## Available data:

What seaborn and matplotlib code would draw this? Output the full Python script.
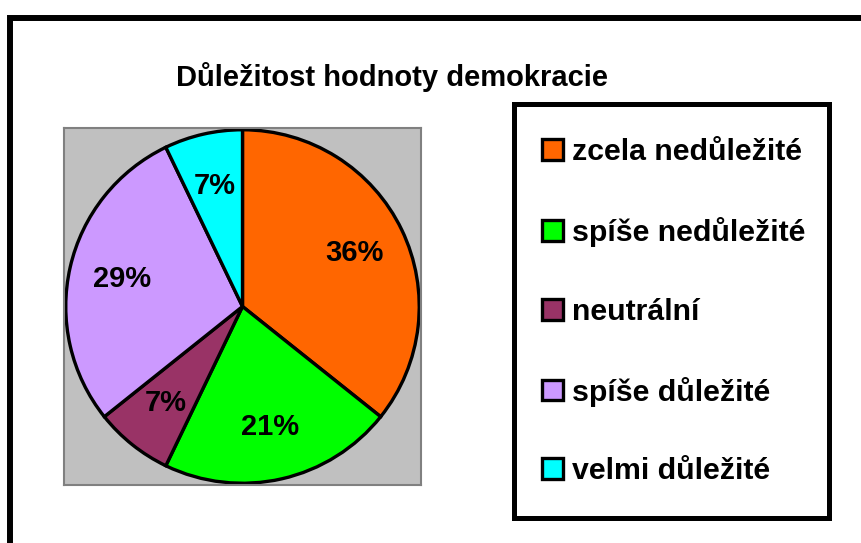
import matplotlib
matplotlib.use("Agg")
import matplotlib.pyplot as plt
from matplotlib.patches import Rectangle
import seaborn as sns

# odpovedi respondentu (pocty), procenta se dopocitaji v grafu
categories = ["zcela nedůležité", "spíše nedůležité", "neutrální",
              "spíše důležité", "velmi důležité"]
counts = [5, 3, 1, 4, 1]
colors = ["#FF6600", "#00FF00", "#993366", "#CC99FF", "#00FFFF"]
title = "Důležitost hodnoty demokracie"

sns.set_style("white")
plt.rcParams["font.family"] = ["Liberation Sans", "DejaVu Sans"]
plt.rcParams["text.color"] = "black"

W, H = 862, 543
fig = plt.figure(figsize=(W / 100, H / 100), dpi=100)

# outer frame, cut off at right and bottom like the screenshot
fig.patches.append(Rectangle((10 / W, -0.1), 1.2, 1.1 - 17.5 / H,
                             transform=fig.transFigure, fill=False,
                             edgecolor="black", linewidth=4.3))

ax = fig.add_axes([64 / W, 1 - 487 / H, 357 / W, 361 / H])
wedges, texts, autotexts = ax.pie(
    counts, colors=sns.color_palette(colors), startangle=90, counterclock=False,
    radius=1, autopct="%1.0f%%", pctdistance=0.7,
    wedgeprops=dict(edgecolor="black", linewidth=2.4),
    textprops=dict(fontsize=21, fontweight="bold", color="black"))
ax.set_xlim(-1.01, 1.01)
ax.set_ylim(-1.01, 1.01)
ax.set_frame_on(True)
ax.set_facecolor("#C0C0C0")
for sp in ax.spines.values():
    sp.set_color("#808080")
    sp.set_linewidth(1.5)

fig.text(392 / W, 1 - 77 / H, title, ha="center", va="center",
         fontsize=21, fontweight="bold", color="black")

# legend frame
fig.patches.append(Rectangle((514 / W, 1 - 518 / H), 315 / W, 414 / H,
                             transform=fig.transFigure, fill=False,
                             edgecolor="black", linewidth=3.6))
leg = fig.legend(wedges, categories, loc="upper left",
                 bbox_to_anchor=(542 / W, 1 - 138 / H), frameon=False,
                 borderpad=0, borderaxespad=0, handlelength=0.68,
                 handleheight=0.68, handletextpad=0.3, labelspacing=1.68,
                 prop=dict(size=21.8, weight="bold"))
for t in leg.get_texts():
    t.set_color("black")

fig.savefig("out.png", dpi=100)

## What this task involves:
Repeat, word for word and with no pictures, only the lines running from the beginning of the data to the line that contains "import seaborn as sns".

## Finished answer:
What seaborn and matplotlib code would draw this? Output the full Python script.
import matplotlib
matplotlib.use("Agg")
import matplotlib.pyplot as plt
from matplotlib.patches import Rectangle
import seaborn as sns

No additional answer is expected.